WHAT IS BEING ASKED: Pull every line that holds the word "with" from the entries.

[Recorded data]
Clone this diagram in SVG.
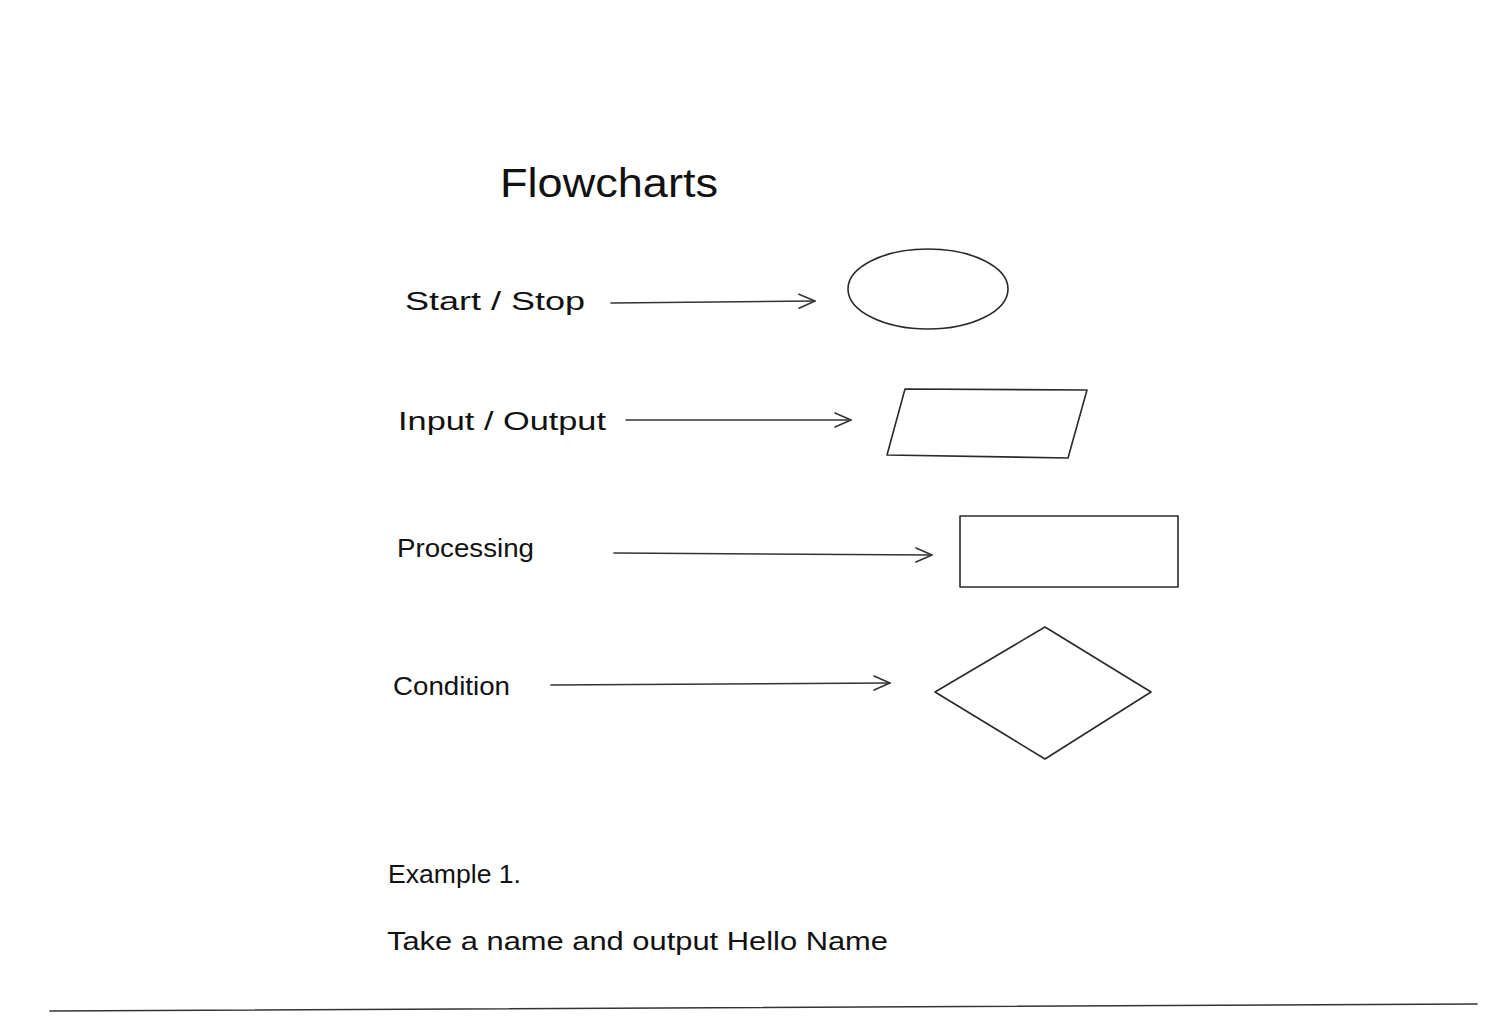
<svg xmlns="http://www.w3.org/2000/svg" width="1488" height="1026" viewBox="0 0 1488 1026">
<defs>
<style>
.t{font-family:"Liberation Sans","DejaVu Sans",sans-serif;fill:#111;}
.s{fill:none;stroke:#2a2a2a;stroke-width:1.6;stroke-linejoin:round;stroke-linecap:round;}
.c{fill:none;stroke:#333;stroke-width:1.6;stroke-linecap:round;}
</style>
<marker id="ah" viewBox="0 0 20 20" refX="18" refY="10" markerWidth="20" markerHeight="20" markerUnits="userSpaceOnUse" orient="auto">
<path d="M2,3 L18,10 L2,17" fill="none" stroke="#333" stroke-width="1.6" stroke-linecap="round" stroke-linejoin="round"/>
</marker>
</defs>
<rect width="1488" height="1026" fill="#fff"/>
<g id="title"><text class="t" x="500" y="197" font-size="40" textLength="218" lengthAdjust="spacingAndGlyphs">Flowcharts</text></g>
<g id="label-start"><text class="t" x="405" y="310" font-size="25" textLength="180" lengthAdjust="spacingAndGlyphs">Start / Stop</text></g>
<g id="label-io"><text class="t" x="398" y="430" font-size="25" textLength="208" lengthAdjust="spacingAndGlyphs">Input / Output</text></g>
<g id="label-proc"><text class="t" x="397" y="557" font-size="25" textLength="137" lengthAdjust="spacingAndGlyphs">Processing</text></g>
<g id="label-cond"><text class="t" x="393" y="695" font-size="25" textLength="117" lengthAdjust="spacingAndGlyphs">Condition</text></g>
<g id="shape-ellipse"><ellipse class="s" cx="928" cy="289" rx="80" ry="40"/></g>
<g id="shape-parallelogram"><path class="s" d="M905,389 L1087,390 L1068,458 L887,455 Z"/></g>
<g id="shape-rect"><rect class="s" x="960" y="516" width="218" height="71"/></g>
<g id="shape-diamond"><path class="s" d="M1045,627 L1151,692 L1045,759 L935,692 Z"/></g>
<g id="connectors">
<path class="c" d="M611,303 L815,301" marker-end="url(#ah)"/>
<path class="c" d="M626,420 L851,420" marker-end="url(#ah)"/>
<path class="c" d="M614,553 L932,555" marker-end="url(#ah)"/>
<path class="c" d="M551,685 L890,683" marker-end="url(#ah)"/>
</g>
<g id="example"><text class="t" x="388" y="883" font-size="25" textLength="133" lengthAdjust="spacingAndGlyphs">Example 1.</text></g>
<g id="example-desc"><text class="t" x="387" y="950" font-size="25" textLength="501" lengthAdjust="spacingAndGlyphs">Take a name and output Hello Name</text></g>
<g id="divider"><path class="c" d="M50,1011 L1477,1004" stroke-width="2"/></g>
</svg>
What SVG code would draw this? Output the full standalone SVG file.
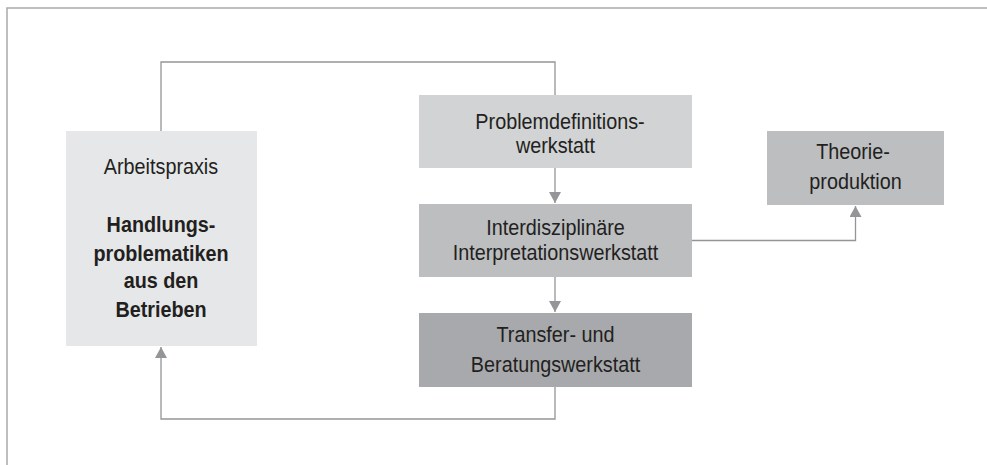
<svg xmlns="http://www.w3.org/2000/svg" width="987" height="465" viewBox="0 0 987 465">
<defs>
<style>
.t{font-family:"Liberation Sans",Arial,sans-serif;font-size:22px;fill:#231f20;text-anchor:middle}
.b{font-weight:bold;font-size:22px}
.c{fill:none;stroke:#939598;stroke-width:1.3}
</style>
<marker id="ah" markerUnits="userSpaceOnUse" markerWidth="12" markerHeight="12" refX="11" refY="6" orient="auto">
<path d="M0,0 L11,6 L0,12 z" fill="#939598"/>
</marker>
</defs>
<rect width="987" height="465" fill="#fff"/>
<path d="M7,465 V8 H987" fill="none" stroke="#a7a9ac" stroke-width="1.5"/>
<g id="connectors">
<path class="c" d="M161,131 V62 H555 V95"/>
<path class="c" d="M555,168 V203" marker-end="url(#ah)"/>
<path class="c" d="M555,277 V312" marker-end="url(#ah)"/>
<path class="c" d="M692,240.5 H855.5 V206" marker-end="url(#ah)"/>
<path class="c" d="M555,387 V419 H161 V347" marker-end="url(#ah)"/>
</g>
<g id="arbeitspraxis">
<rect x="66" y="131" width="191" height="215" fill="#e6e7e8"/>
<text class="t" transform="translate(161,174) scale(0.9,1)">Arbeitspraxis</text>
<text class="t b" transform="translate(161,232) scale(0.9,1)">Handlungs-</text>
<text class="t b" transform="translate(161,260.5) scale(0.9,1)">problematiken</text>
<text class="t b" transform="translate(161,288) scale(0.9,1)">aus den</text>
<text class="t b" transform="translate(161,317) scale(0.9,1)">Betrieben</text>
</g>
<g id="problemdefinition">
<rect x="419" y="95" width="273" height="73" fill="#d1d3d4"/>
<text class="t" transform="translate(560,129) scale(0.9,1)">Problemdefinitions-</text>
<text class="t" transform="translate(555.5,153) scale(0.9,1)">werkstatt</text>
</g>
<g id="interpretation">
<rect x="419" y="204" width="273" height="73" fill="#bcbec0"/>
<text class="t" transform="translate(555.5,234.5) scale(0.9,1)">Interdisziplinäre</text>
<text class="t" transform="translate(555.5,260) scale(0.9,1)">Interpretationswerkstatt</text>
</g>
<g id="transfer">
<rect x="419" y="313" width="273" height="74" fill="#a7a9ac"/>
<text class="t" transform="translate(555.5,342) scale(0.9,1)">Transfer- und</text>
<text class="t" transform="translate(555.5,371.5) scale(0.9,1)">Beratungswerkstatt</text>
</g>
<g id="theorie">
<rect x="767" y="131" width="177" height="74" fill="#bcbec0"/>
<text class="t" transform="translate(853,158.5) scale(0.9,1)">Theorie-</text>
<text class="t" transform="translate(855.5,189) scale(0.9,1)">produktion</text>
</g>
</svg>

---

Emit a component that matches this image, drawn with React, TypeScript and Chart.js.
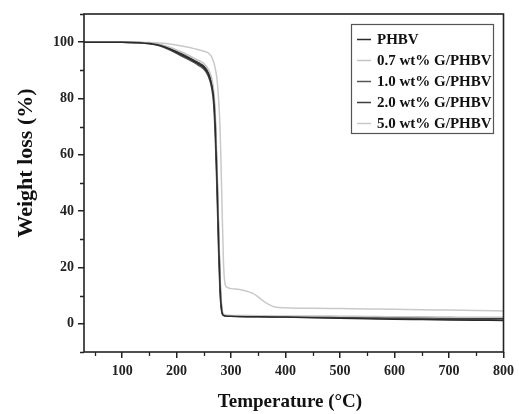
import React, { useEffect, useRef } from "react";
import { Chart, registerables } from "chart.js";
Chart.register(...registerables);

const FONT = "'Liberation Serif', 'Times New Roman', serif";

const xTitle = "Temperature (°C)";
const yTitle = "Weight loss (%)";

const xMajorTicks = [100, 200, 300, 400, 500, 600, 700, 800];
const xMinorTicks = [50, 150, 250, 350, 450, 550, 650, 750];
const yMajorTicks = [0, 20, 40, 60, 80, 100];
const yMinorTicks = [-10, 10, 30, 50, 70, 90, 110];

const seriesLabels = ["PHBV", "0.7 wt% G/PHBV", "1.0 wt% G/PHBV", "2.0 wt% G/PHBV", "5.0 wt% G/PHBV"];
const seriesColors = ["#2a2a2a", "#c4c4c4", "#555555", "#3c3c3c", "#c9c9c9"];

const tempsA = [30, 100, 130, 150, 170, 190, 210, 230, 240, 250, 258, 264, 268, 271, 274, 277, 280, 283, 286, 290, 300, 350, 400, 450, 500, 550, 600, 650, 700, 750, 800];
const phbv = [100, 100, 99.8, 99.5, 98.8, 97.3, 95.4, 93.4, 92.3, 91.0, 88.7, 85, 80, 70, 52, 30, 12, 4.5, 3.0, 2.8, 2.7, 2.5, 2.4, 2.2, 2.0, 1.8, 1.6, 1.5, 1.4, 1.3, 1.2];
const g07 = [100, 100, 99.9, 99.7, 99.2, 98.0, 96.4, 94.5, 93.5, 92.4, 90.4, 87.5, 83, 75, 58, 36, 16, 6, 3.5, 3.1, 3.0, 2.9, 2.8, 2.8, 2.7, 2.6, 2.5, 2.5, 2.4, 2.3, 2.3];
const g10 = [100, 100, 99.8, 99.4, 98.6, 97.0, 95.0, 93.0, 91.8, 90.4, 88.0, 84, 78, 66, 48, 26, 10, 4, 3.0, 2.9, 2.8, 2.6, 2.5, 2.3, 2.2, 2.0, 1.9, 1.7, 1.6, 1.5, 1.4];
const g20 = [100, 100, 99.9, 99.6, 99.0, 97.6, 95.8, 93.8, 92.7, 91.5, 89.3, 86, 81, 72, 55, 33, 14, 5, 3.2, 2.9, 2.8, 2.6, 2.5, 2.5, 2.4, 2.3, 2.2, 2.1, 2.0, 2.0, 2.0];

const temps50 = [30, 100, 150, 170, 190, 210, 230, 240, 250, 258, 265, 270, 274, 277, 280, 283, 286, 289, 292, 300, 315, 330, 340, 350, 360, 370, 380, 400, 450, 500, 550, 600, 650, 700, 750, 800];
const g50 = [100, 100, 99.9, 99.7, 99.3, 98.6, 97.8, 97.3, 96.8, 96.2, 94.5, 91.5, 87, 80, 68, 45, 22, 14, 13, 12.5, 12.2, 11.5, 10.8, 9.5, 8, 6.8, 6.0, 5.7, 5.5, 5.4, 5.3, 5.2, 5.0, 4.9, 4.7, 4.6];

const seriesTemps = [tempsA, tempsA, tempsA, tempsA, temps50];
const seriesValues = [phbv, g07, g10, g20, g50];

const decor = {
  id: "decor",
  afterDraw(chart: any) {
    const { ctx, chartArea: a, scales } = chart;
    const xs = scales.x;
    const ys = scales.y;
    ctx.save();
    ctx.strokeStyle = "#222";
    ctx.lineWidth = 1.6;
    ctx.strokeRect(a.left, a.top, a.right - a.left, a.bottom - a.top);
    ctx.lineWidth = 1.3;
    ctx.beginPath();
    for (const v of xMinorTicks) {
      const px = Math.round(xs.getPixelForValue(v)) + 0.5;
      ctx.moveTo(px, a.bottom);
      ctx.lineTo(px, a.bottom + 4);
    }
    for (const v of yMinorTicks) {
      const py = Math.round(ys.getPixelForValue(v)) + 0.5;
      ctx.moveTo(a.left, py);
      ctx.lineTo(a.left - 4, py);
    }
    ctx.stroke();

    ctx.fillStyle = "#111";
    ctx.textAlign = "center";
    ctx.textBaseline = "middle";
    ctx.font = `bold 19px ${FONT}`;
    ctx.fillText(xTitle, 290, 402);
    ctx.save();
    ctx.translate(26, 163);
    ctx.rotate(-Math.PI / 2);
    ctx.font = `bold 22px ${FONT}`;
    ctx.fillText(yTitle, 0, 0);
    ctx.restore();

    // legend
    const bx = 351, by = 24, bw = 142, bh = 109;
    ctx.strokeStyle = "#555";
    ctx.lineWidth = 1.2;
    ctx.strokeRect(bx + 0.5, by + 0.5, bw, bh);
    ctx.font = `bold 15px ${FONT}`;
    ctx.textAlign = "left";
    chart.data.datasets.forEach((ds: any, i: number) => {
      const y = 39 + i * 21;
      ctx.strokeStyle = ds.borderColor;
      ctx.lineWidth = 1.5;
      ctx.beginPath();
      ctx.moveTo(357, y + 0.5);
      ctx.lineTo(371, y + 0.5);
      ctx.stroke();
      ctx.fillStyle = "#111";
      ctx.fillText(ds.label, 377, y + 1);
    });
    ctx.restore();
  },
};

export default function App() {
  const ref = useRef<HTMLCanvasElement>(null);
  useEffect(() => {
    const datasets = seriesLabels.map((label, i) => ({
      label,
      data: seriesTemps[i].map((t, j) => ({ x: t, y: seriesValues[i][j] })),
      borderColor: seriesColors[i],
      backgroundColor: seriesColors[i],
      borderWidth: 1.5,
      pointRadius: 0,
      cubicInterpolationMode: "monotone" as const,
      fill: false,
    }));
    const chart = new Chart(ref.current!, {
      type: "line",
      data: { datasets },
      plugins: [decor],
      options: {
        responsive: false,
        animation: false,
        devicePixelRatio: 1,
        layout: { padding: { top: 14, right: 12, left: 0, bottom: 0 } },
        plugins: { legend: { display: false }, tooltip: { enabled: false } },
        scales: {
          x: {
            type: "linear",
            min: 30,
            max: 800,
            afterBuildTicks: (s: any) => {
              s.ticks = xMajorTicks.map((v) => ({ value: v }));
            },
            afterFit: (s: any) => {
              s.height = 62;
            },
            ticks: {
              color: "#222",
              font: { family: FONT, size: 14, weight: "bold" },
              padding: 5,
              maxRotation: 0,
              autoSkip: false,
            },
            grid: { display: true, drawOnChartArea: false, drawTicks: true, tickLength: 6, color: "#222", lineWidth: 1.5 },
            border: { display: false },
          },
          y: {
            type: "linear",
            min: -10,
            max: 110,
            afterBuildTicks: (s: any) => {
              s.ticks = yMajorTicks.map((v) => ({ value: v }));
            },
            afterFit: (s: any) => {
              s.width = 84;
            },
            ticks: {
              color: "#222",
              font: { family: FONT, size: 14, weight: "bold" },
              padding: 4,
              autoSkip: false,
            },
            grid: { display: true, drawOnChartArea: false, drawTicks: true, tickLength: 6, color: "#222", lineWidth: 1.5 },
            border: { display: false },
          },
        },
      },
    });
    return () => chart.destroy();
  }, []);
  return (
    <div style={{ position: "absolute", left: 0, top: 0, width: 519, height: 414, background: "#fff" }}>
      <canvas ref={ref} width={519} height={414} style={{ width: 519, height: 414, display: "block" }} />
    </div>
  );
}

==

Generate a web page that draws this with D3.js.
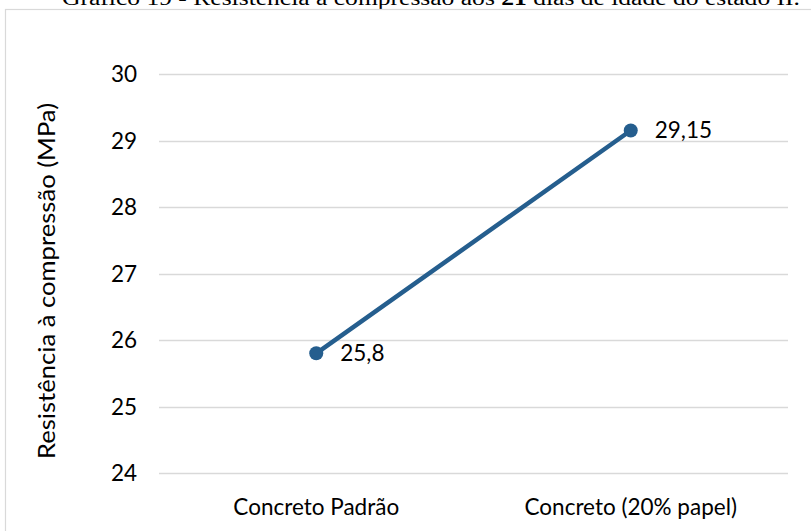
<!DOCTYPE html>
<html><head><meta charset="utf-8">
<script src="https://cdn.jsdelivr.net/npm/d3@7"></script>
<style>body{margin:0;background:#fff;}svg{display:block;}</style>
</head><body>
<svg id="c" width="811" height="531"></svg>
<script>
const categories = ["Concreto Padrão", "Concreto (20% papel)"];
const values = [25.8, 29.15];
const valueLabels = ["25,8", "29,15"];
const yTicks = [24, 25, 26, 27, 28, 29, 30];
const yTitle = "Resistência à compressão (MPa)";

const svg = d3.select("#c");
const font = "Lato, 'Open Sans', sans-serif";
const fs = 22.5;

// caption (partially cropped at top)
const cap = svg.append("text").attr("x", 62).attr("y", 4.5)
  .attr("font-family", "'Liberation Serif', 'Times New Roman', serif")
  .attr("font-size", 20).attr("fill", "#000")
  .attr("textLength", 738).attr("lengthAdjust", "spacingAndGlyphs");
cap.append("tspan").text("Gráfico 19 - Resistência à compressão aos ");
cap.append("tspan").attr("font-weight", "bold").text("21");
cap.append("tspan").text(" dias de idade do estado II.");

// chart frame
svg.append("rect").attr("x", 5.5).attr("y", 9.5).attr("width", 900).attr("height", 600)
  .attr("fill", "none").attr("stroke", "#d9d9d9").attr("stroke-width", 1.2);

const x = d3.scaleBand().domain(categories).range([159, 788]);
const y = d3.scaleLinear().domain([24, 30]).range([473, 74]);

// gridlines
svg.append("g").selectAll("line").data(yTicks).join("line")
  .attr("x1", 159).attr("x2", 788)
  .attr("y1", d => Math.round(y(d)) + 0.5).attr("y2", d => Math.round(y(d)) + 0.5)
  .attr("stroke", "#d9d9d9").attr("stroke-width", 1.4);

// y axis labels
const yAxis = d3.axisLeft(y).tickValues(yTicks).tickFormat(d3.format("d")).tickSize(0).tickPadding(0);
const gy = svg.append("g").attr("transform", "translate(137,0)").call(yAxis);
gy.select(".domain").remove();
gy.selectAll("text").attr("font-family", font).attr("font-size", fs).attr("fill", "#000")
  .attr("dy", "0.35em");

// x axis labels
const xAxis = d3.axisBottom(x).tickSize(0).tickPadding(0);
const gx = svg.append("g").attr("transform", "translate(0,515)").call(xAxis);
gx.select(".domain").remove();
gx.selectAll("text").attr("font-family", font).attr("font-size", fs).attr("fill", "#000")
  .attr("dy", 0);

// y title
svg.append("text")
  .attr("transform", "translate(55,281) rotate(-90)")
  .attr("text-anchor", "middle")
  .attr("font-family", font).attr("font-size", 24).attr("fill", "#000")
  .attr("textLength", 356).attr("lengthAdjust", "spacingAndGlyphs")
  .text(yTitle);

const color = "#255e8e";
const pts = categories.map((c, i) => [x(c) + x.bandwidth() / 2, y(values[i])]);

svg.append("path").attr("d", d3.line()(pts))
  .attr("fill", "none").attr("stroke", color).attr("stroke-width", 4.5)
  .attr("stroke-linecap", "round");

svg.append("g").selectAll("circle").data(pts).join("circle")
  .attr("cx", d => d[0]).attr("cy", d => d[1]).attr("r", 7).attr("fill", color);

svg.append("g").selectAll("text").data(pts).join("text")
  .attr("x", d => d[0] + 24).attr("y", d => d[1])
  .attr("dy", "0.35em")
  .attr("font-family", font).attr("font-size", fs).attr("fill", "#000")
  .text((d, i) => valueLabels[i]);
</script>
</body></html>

SOLUTION TO THIS EXERCISE:
Emit a component that matches this image, drawn with React, TypeScript and Chart.js.
Generate a web page that draws this with D3.js.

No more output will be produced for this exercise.